Dataset:
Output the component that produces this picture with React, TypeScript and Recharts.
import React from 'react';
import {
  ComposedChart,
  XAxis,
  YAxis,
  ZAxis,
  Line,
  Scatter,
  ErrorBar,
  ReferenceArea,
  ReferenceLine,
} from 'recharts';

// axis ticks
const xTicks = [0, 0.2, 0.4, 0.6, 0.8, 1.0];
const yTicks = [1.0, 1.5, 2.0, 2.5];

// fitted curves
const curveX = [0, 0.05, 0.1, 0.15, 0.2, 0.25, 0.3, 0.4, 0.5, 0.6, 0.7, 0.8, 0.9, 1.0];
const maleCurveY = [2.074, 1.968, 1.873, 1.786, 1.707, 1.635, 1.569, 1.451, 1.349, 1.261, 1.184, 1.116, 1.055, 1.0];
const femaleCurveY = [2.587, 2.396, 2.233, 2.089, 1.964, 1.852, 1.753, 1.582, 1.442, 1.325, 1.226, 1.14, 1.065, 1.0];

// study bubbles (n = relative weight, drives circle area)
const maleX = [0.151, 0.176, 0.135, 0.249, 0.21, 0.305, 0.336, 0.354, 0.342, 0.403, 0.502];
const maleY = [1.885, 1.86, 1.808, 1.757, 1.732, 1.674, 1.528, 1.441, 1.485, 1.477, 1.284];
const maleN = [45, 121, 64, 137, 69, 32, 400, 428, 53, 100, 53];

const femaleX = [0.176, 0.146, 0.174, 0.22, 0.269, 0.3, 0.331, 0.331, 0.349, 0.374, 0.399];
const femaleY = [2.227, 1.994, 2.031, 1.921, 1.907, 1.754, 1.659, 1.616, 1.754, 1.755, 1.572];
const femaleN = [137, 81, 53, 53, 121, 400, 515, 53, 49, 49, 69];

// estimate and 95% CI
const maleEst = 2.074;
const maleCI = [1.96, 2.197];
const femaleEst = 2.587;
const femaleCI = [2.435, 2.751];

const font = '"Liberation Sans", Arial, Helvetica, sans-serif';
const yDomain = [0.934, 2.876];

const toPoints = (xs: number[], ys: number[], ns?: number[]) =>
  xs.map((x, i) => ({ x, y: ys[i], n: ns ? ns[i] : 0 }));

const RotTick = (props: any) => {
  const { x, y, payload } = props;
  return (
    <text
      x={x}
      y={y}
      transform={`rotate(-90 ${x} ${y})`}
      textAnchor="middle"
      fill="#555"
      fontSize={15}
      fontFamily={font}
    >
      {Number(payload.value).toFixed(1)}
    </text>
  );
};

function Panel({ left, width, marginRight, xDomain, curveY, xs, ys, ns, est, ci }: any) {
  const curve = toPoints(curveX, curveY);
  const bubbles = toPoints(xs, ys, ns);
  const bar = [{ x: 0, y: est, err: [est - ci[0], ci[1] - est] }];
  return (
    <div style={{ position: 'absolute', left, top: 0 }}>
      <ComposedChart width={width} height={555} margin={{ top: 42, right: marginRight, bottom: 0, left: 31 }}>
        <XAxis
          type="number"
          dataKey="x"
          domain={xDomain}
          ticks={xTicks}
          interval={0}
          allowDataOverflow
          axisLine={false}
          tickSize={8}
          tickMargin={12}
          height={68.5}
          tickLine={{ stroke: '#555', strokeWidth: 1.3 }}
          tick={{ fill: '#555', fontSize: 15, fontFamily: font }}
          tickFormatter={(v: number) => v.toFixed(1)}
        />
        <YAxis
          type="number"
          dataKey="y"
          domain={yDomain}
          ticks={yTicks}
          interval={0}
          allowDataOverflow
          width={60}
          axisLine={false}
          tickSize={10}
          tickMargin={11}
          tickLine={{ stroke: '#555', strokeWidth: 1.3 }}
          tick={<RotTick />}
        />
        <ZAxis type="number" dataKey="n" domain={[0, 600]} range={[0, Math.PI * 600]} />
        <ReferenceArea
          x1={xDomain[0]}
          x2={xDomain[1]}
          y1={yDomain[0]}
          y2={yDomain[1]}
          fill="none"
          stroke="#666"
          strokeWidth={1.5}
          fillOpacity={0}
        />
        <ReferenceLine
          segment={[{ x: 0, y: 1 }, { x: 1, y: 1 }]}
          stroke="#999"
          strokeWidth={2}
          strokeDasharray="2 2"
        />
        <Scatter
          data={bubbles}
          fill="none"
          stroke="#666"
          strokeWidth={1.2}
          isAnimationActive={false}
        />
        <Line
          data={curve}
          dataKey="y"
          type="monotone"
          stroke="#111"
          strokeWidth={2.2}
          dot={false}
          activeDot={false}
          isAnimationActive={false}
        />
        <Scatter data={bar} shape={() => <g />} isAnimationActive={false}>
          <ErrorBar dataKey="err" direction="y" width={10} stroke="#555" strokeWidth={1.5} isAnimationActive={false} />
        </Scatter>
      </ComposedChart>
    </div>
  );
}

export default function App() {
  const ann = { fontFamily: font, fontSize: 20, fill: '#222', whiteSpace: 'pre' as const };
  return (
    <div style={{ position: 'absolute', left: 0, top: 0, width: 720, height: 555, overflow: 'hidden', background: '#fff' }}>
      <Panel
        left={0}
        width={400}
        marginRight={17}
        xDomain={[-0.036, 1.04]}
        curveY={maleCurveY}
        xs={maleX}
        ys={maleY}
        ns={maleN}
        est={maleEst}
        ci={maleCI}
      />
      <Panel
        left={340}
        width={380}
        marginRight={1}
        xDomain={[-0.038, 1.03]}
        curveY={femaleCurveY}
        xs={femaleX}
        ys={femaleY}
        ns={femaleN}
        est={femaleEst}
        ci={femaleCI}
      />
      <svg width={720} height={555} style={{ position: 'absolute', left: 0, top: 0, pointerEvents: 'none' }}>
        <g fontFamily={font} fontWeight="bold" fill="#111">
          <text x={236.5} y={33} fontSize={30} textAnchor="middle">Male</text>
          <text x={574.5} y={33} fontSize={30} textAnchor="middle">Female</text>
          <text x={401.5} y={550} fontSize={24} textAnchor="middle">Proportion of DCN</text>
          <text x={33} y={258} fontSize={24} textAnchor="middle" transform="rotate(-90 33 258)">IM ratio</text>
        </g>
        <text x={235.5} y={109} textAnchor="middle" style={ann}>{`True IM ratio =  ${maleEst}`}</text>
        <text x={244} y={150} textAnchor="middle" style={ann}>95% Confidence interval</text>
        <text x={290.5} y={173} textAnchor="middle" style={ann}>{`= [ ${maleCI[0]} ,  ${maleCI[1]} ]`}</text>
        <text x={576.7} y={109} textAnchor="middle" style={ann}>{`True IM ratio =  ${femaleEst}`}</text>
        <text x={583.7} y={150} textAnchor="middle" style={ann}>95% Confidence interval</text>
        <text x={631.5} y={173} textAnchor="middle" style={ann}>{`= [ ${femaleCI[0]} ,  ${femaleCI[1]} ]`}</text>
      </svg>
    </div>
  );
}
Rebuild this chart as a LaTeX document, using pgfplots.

To be done: Repeat the lines from the first one in the records through the line containing "1.14, 1.065, 1.0];", exactly as written, and nothing else.

Correct response:
Output the component that produces this picture with React, TypeScript and Recharts.
import React from 'react';
import {
  ComposedChart,
  XAxis,
  YAxis,
  ZAxis,
  Line,
  Scatter,
  ErrorBar,
  ReferenceArea,
  ReferenceLine,
} from 'recharts';

// axis ticks
const xTicks = [0, 0.2, 0.4, 0.6, 0.8, 1.0];
const yTicks = [1.0, 1.5, 2.0, 2.5];

// fitted curves
const curveX = [0, 0.05, 0.1, 0.15, 0.2, 0.25, 0.3, 0.4, 0.5, 0.6, 0.7, 0.8, 0.9, 1.0];
const maleCurveY = [2.074, 1.968, 1.873, 1.786, 1.707, 1.635, 1.569, 1.451, 1.349, 1.261, 1.184, 1.116, 1.055, 1.0];
const femaleCurveY = [2.587, 2.396, 2.233, 2.089, 1.964, 1.852, 1.753, 1.582, 1.442, 1.325, 1.226, 1.14, 1.065, 1.0];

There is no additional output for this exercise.